Frank, Robert. 1985. Choosing the Right Pond: Human Behavior and the Quest for Status. New York: Oxford University Press.


There are important properties about contests:

1. For any contest to have a winner, there must also be a loser.

2. Measures the provide equal advantages or disadvantages to all contestants do not affect the expected outcome of a contest.

3. Participation in many important contests is voluntary.

Many of the prizes in life are positional goods, goods that are more valuable by their scarcity and relative worth vs others. People are also more concerned with the relative level of their income than i's level on an absolute sense.

Some things will always remain positional goods. There will always be competition for the top 10% in jobs because there can only be 10% of jobs in that position. Something our nature makes us concerned about rank. Rankings closer in time and space have more relevance and motivating value. But our needs depend strongly on the identities with whom we choose to associate closely.

Caring about local status and having freedom to choose causes us to stratify into homogeneous groups. We tend to form into leagues. People could move from a low status in a high ranking group to a higher status in a low ranking group, but moving has it's own associated costs. In effect status within groups emerges as a commodity that can be traded in the "marketplace".

No matter what group we choose to associate with, there will be contests for scare resources. But often we erect rules withing these groups to make sure the competition doesn't get out of hand and the stakes are reasonable. These rules don't stop competition, but just regulate it.

But the result of this is that not all groups will get what they want (due to this positional factor).

 

Chapter 2: Local Status

We naturally tend to imitate, especially when we don't know exactly what to do and there are other people who seem to know and are doing it. But we must pick good role models, and often that are people positioned above us on whatever "index" of success we find important. "Our tendency to behave as others do may spring less from a desire to be similar to them than from a very rational fear that their information is better than ours". p. 19

We seem to be programmed through evolution to "do the best we can" and try to maximize our status in the social hierarchy. Over time people discover what they are good at. Over time people with an inherant concern about position also seem to be better bargainers.

People seem to have physiological effects caused by social position. Studies have shown that people have higher blood pressure and heart rates dealing with higher ranking people than lower ranking people. Certain blood components are higher for leaders than for the rank and file. Testosterone levels rise with status attainment in males.

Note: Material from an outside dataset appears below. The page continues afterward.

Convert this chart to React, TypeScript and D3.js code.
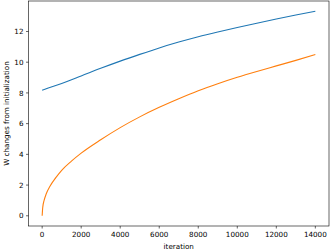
import React from "react";
import * as d3 from "d3";

const blueIter = [0, 1000, 2000, 3000, 4000, 5000, 6000, 7000, 8000, 9000, 10000, 11000, 12000, 13000, 14000];
const blueVals = [8.18, 8.61, 9.1, 9.6, 10.07, 10.51, 10.93, 11.31, 11.66, 11.97, 12.26, 12.54, 12.81, 13.07, 13.32];

const orangeIter = [0, 30, 100, 200, 400, 700, 1000, 1500, 2000, 3000, 4000, 5000, 6000, 7000, 8000, 9000, 10000, 11000, 12000, 13000, 14000];
const orangeVals = [0, 0.55, 1.0, 1.4, 1.92, 2.48, 2.96, 3.56, 4.08, 4.95, 5.74, 6.44, 7.06, 7.62, 8.14, 8.6, 9.02, 9.4, 9.76, 10.12, 10.5];

const xTicks = [0, 2000, 4000, 6000, 8000, 10000, 12000, 14000];
const yTicks = [0, 2, 4, 6, 8, 10, 12];

const xLabel = "iteration";
const yLabel = "W changes from initialization";

export default function App() {
  const left = 28.5, right = 329, top = 1, bottom = 226;
  const x = d3.scaleLinear().domain([-700, 14700]).range([left, right]);
  const y = d3.scaleLinear().domain([-0.665, 13.985]).range([bottom, top]);
  const line = d3.line<[number, number]>().x(d => x(d[0])).y(d => y(d[1])).curve(d3.curveMonotoneX);
  const blue = line(blueIter.map((v, i) => [v, blueVals[i]]) as [number, number][]) || "";
  const orange = line(orangeIter.map((v, i) => [v, orangeVals[i]]) as [number, number][]) || "";
  const font = "DejaVu Sans, sans-serif";
  return (
    <svg width={332} height={251} style={{ position: "absolute", left: 0, top: 0, background: "#fff" }}>
      <rect x={0} y={0} width={332} height={251} fill="#fff" />
      <path d={blue} fill="none" stroke="#1f77b4" strokeWidth={1.1} />
      <path d={orange} fill="none" stroke="#ff7f0e" strokeWidth={1.1} />
      <rect x={left} y={top} width={right - left} height={bottom - top} fill="none" stroke="#000" strokeWidth={0.6} />
      {xTicks.map(t => (
        <g key={"x" + t}>
          <line x1={x(t)} x2={x(t)} y1={bottom} y2={bottom + 2.5} stroke="#000" strokeWidth={0.6} />
          <text x={x(t)} y={bottom + 11.2} fontSize={7.2} fontFamily={font} textAnchor="middle" fill="#000">{t}</text>
        </g>
      ))}
      {yTicks.map(t => (
        <g key={"y" + t}>
          <line x1={left - 2.5} x2={left} y1={y(t)} y2={y(t)} stroke="#000" strokeWidth={0.6} />
          <text x={left - 5} y={y(t) + 2.6} fontSize={7.2} fontFamily={font} textAnchor="end" fill="#000">{t}</text>
        </g>
      ))}
      <text x={(left + right) / 2} y={249} fontSize={7.2} fontFamily={font} textAnchor="middle" fill="#000">{xLabel}</text>
      <text transform={`translate(8.5, ${(top + bottom) / 2}) rotate(-90)`} fontSize={7.2} fontFamily={font} textAnchor="middle" fill="#000">{yLabel}</text>
    </svg>
  );
}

One's level of happiness also seems a function of status attainment, mostly in local comparisons. National comparisons come into play with increased contact. This fits with an evolutionary theory -- survival of the fittest only applies to the local environment. They respond more the vividness of the immediate environment.

Performance is strongly affected by self-perceptions. Local environments that support positive self-assessments can favorably affect performance.

Chapter Eight: Collective Protection of Inconspicuous Consumption

Marginal utility suggest that a high income person will experience a relatively smaller increase in satisfaction than a person who starts with relatively little. The same positional expenditure will produce a larger status gain for low income than for high income persons. People are bunched together more closely nearer the bottom of the economic ladder and so a given change will result in a bigger status gain.

Based on this Frank believes that the share of income a consumer saves should rise with his level of income, as buying positional goods at high income has less of an effect. The low-income groups are thus trying to "keep up with the Joneses".